In opposition, the Plaintiffs, in their Replying Affidavit dated 19/6/03, aver interalia that; the particulars sought by the Defendant/applicants constitute evidentiary matter which the Plaintiff company will adduce at the hearing of this case, that the defence filed by the Defendant is a mere denial that does not raise any bona fide trial issues; that the Plaintiff maintains a fleet of several motor vehicles all of which are under insurance cover by the Defendant company. The Defendant provides cover over all the assets of the Plaintiff Company; and finally, that the Plaintiff company has adequate assets and the demand for security for costs has no merit and should be dismissed with costs.

I have carefully studied the pleadings and submissions by counsel for both sides, and the authorities cited by the learned counsels in the cause of their submissions in this application, and I have reached the following findings and conclusions. I begin by the statement of the law that for the purposes of security for costs, we need not go into the merits of the suit itself, unless it can be demonstrated one way or the other, that there is a high decree of probability for success or failure. If there is a strong prima facie presumption that the defendant will fail in his defence to the action, the court may not grant such a defendant security for costs. This is the law as per THE SUPREME COURT PRACTICE 1991 Vol. 1 Part 1 at page 412. And as was held in the case of SHAH V. SHAH, Civil Appeal No. 34 of 1981 [1982] KLR 95:-

The test on an application for security for costs is not whether the Plaintiff has established a prima facie case but whether the Defendant has shown a bona fide defence. Applying the above principles of law in the present case and application, the applicant/Defendant has a strong defence based on two factors, which are related. These are that the Plaintiff’s claims are, on the face of it, statute barred; and if that be the case, the suit should not have been filed without first applying and obtaining the leave of this court to institute the suit out of time. My perusal of the file does not show anywhere that such leave was sought and or obtained.

On the assets of the Plaintiff company, from which the Defendants costs could be recovered in the event of the plaintiff failing in its claim, the Replying Affidavit by Victor Majani, dated 19/6/03, at paragraph 8, is interesting in light of the grounds for the application for security for costs. That paragraph is double edged. It shows that the Defendant/applicant knows the Plaintiff’s assets, as it insurer. But the flip side of that is that that is how the Defendant knows that the Plaintiffs assets may not be sufficient to meet the costs of the suit in the event of failure of the claim by the Plaintiff, and this is more so given that the Plaintiff company is in Receivership.
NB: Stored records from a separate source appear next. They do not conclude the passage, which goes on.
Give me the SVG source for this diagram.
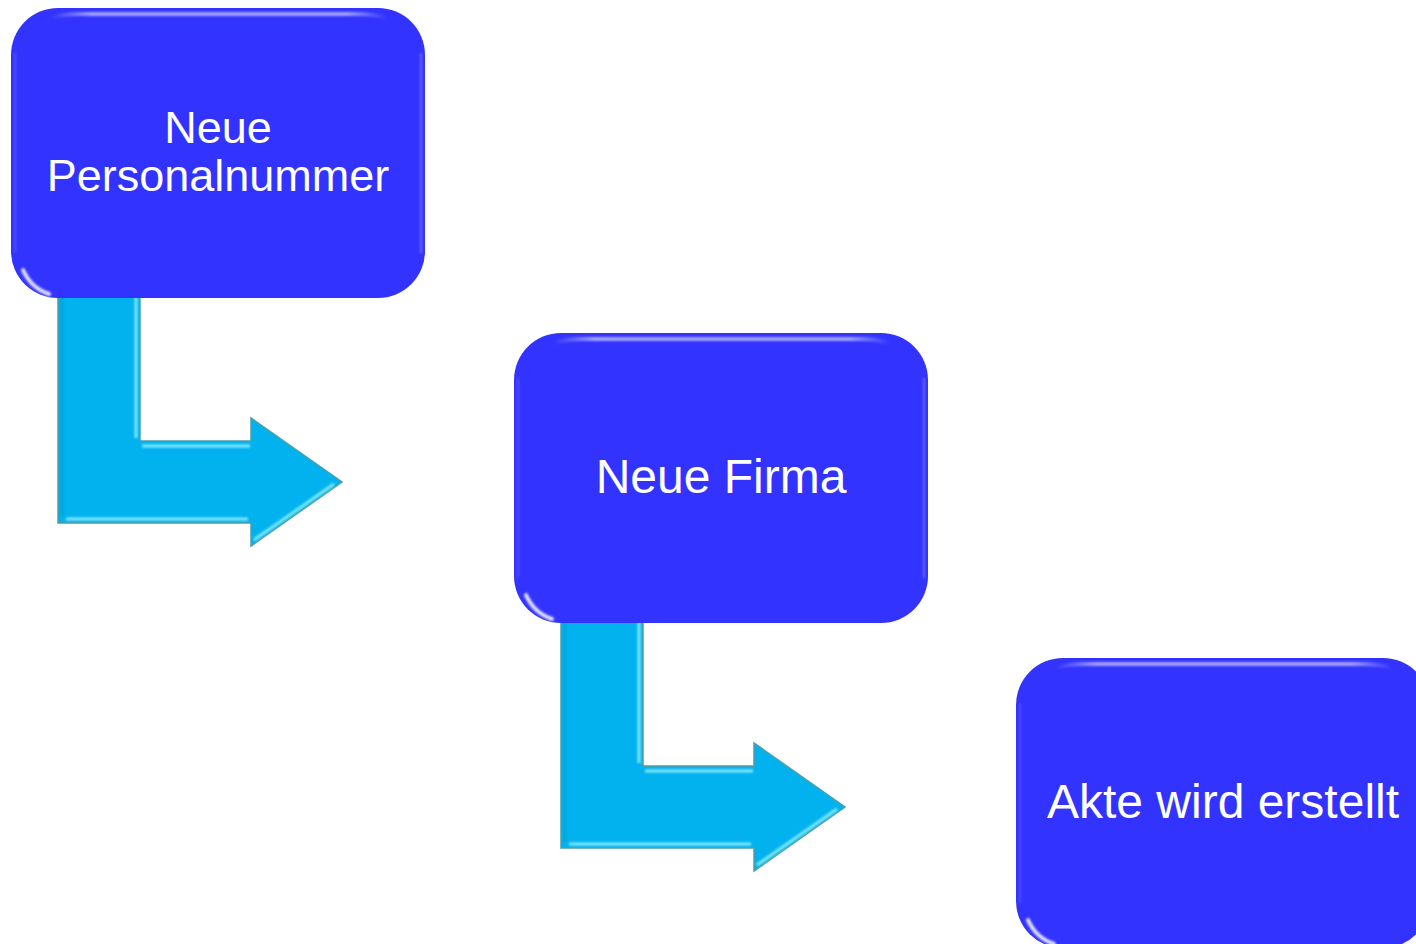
<svg xmlns="http://www.w3.org/2000/svg" width="1416" height="944" viewBox="0 0 1416 944">
  <style>
    .box { fill: #3333FF; }
    .glint { fill: none; stroke: #FFFFFF; stroke-width: 4; stroke-linecap: round; opacity: 0.85; }
    .label { font-family: "Liberation Sans", Arial, sans-serif; fill: #FFFFFF; text-anchor: middle; }
    .arrow { fill: #02B2EE; stroke: #4C9EA8; stroke-width: 1.5; stroke-linejoin: miter; }
    .arrowhl { fill: none; stroke: #8FEFFF; stroke-width: 3; opacity: 0.9; }
    .arrowdk { fill: none; stroke: #0A93C4; stroke-width: 3; opacity: 0.5; }
  </style>
  <defs>
    <filter id="soft" filterUnits="userSpaceOnUse" x="-60" y="-60" width="560" height="420">
      <feGaussianBlur stdDeviation="1.2"/>
    </filter>
    <linearGradient id="topfade" x1="0" y1="0" x2="1" y2="0">
      <stop offset="0" stop-color="#A0A0FF" stop-opacity="0"/>
      <stop offset="0.12" stop-color="#A0A0FF" stop-opacity="1"/>
      <stop offset="0.88" stop-color="#A0A0FF" stop-opacity="1"/>
      <stop offset="1" stop-color="#A0A0FF" stop-opacity="0"/>
    </linearGradient>
    <g id="boxshape">
      <rect class="box" x="0" y="0" width="414" height="290" rx="47" ry="47"/>
      <path d="M40,10 Q50,6 70,6 L344,6 Q364,6 376,10" fill="none" stroke="url(#topfade)" stroke-width="4" filter="url(#soft)"/>
      <path d="M4,45 L4,245" fill="none" stroke="#6A6AFF" stroke-width="2" opacity="0.5" filter="url(#soft)"/>
      <path d="M410,45 L410,245" fill="none" stroke="#8C8CFF" stroke-width="2" opacity="0.6" filter="url(#soft)"/>
      <path class="glint" d="M12,262 Q20,280 38,286" filter="url(#soft)"/>
    </g>
    <g id="arrowshape">
      <path class="arrow" d="M0,-8 L82,-8 L82,143 L193,143 L193,120 L284,184 L193,248 L193,225 L0,225 Z"/>
      <path class="arrowhl" d="M78,-6 L78,140" filter="url(#soft)"/>
      <path class="arrowhl" d="M84,148 L192,148" opacity="0.5" filter="url(#soft)"/>
      <path class="arrowhl" d="M8,221 L190,221" filter="url(#soft)"/>
      <path class="arrowhl" d="M196,242 L276,186" opacity="0.5" filter="url(#soft)"/>
      <path class="arrowdk" d="M4,-6 L4,218" filter="url(#soft)"/>
    </g>
  </defs>

  <g id="connectors">
    <use href="#arrowshape" transform="translate(58,298)"/>
    <use href="#arrowshape" transform="translate(561,623)"/>
  </g>

  <g id="node1">
    <use href="#boxshape" transform="translate(11,8)"/>
    <text class="label" x="218" y="143" font-size="45">Neue</text>
    <text class="label" x="218" y="191" font-size="45">Personalnummer</text>
  </g>

  <g id="node2">
    <use href="#boxshape" transform="translate(514,333)"/>
    <text class="label" x="721" y="493" font-size="48">Neue Firma</text>
  </g>

  <g id="node3">
    <use href="#boxshape" transform="translate(1016,658)"/>
    <text class="label" x="1223" y="818" font-size="48">Akte wird erstellt</text>
  </g>
</svg>
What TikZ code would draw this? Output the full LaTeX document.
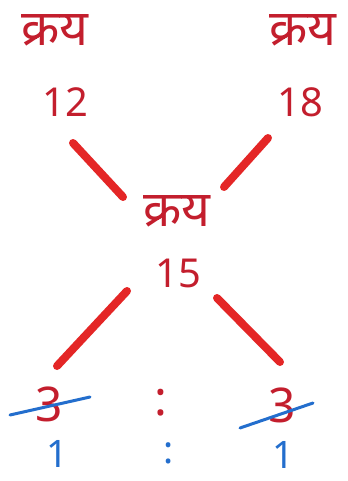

All in all therefore, and because of the above reasons, this Court grants the application herein and orders as follows: 1. The Plaintiff do deposit K.Shs.1. 5m as security for costs, in an interest earning account, in the joint names of counsel for both sides, within two (2) month from the date of this order.

2. If the Plaintiff defaults or fails to provide the security for the Defendant’s costs, as herein above, the suit to be dismissed with costs. 3. Pending the provision of security abovementioned by the Plaintiff, all further proceedings in this suit be stayed. 4. Plaintiff/Respondent to pay the costs for this application.

DATED and delivered in Nairobi, this 10th day of June, 2005.